Stated exercise: Return, without pictures, the lines from the start of the data through the one that contains "plt.rcParams['mathtext.it'] = 'Liberation".

+---+

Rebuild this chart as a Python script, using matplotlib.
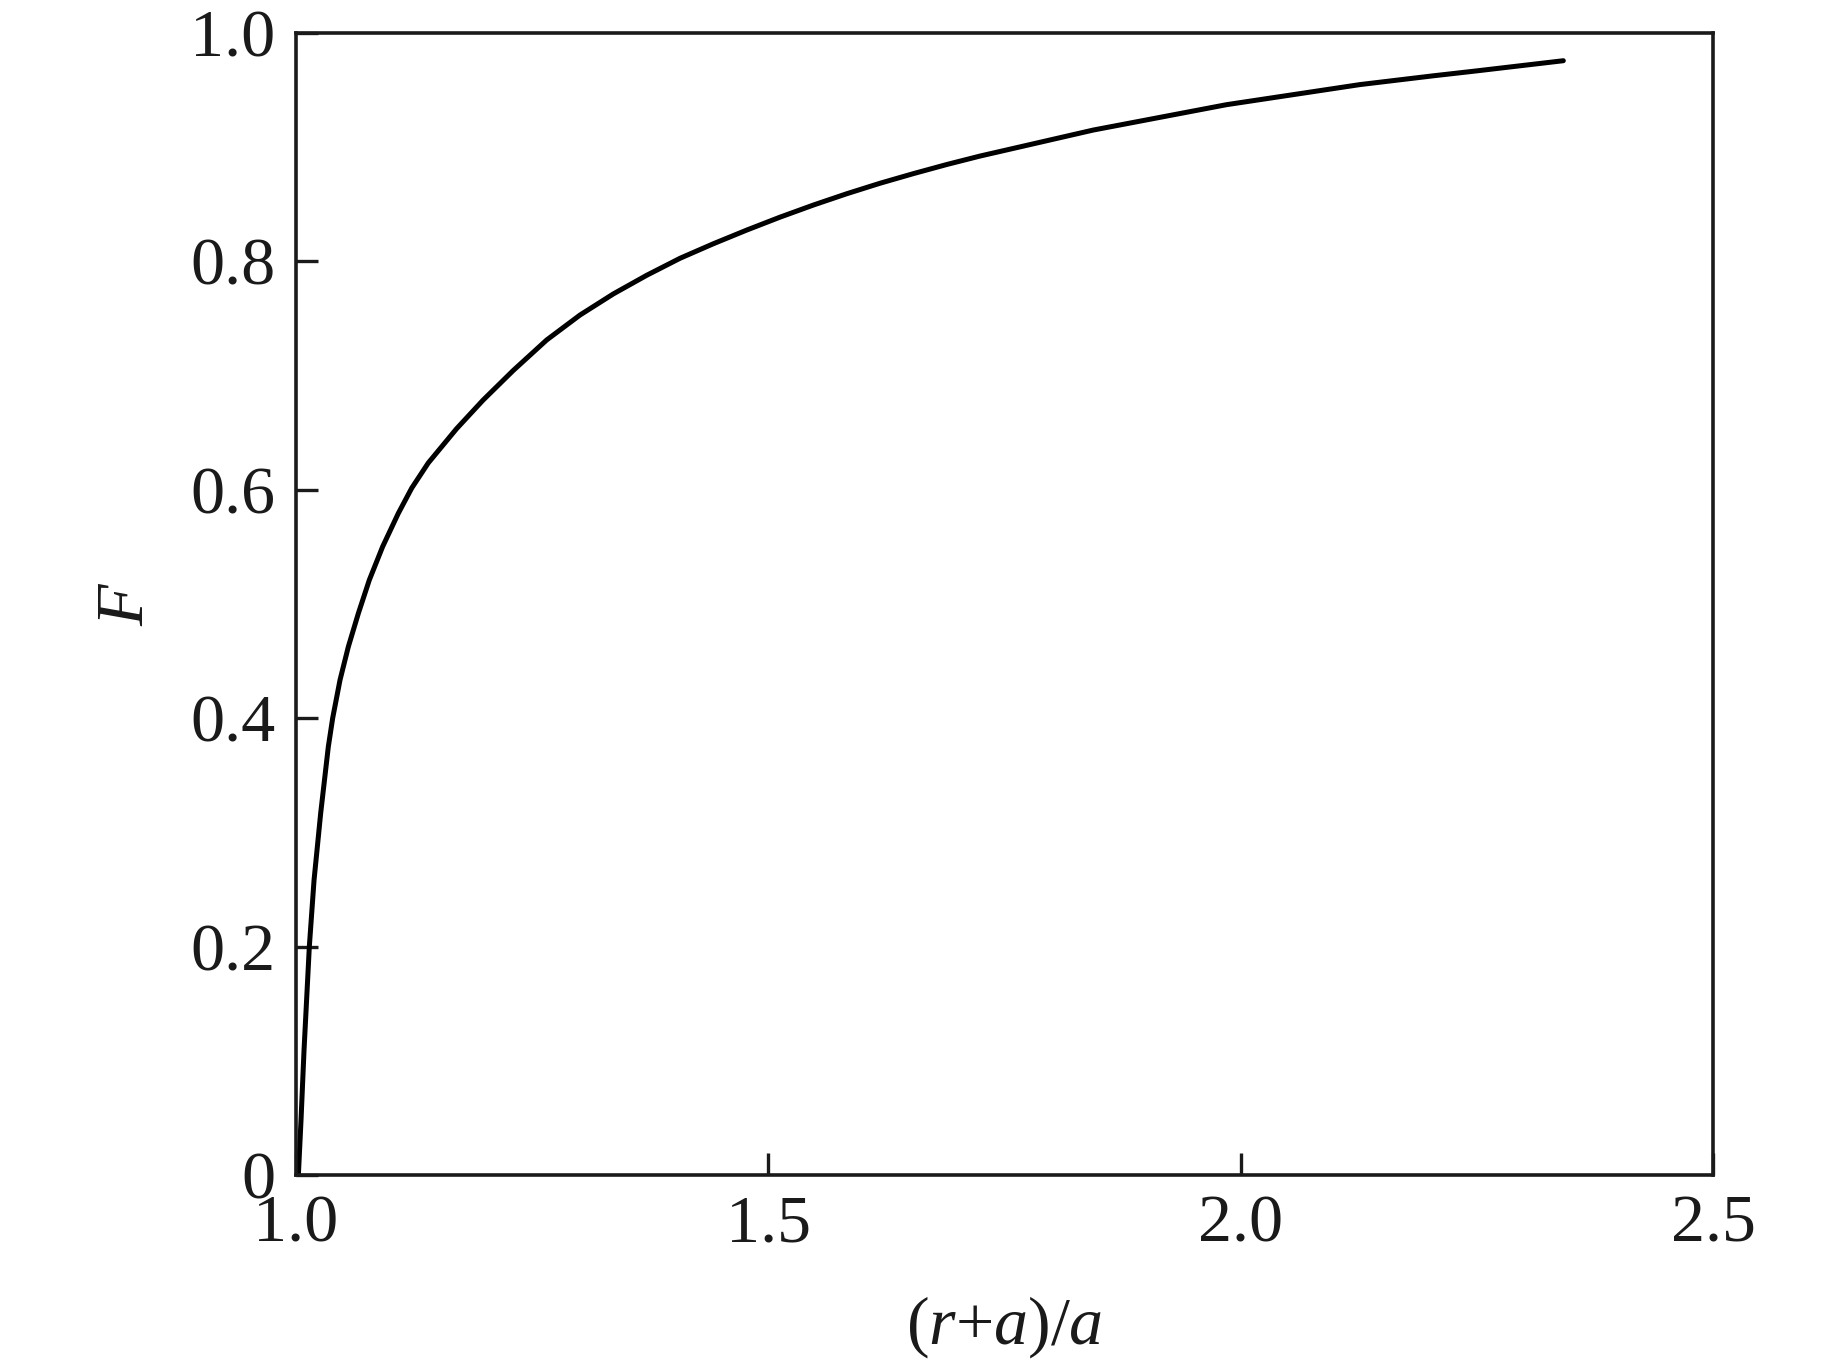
import numpy as np
import matplotlib
matplotlib.use("Agg")
import matplotlib.pyplot as plt

plt.rcParams['font.family'] = ['Liberation Serif', 'DejaVu Serif']
plt.rcParams['mathtext.fontset'] = 'custom'
plt.rcParams['mathtext.rm'] = 'Liberation Serif'
plt.rcParams['mathtext.it'] = 'Liberation Serif:italic'

# values, (r+a)/a against F
ratio = [1.0025, 1.0053, 1.0085, 1.0141, 1.0191, 1.0261, 1.0342, 1.0388,
         1.0466, 1.0554, 1.066, 1.0776, 1.0917, 1.1083, 1.1225, 1.140,
         1.170, 1.198, 1.230, 1.2654, 1.3006, 1.3359, 1.3712, 1.4065,
         1.4417, 1.4771, 1.5123, 1.5476, 1.5829, 1.6182, 1.6534, 1.6888,
         1.724, 1.844, 1.985, 2.1263, 2.204, 2.2498, 2.3415]
F = [0.0, 0.048, 0.1095, 0.2, 0.2583, 0.3167, 0.375, 0.4,
     0.4335, 0.4626, 0.4918, 0.521, 0.5502, 0.5794, 0.6015, 0.6235,
     0.6535, 0.6785, 0.7045, 0.7312, 0.7530, 0.7715, 0.7878, 0.8027,
     0.8154, 0.8274, 0.8387, 0.8493, 0.8592, 0.8684, 0.8768, 0.8848,
     0.8922, 0.9150, 0.9372, 0.9548, 0.9625, 0.9668, 0.9757]

xticks = [1.0, 1.5, 2.0, 2.5]
xtick_labels = ['1.0', '1.5', '2.0', '2.5']
yticks = [0, 0.2, 0.4, 0.6, 0.8, 1.0]
ytick_labels = ['0', '0.2', '0.4', '0.6', '0.8', '1.0']

fig = plt.figure(figsize=(18.42, 13.62), dpi=100)
ax = fig.add_axes([0.1607, 0.1373, 0.930 - 0.1607, 0.9758 - 0.1373])

ax.plot(ratio, F, color='black', lw=3.6, solid_capstyle='round',
        solid_joinstyle='round')

ax.set_xlim(1.0, 2.5)
ax.set_ylim(0, 1.0)
ax.set_xticks(xticks)
ax.set_xticklabels(xtick_labels)
ax.set_yticks(yticks)
ax.set_yticklabels(ytick_labels)
ax.tick_params(direction='in', length=16, width=2.4, labelsize=49,
               color='#1a1a1a', labelcolor='#1a1a1a')
ax.tick_params(axis='x', pad=14)
ax.tick_params(axis='y', pad=15)

for s in ax.spines.values():
    s.set_linewidth(2.6)
    s.set_color('#1a1a1a')

ax.set_xlabel('($r$+$a$)/$a$', fontsize=49, labelpad=28, color='#1a1a1a')
ax.set_ylabel('$F$', fontsize=49, labelpad=24, color='#1a1a1a')

fig.savefig('out.png', dpi=100)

+---+

The output:
Rebuild this chart as a Python script, using matplotlib.
import numpy as np
import matplotlib
matplotlib.use("Agg")
import matplotlib.pyplot as plt

plt.rcParams['font.family'] = ['Liberation Serif', 'DejaVu Serif']
plt.rcParams['mathtext.fontset'] = 'custom'
plt.rcParams['mathtext.rm'] = 'Liberation Serif'
plt.rcParams['mathtext.it'] = 'Liberation Serif:italic'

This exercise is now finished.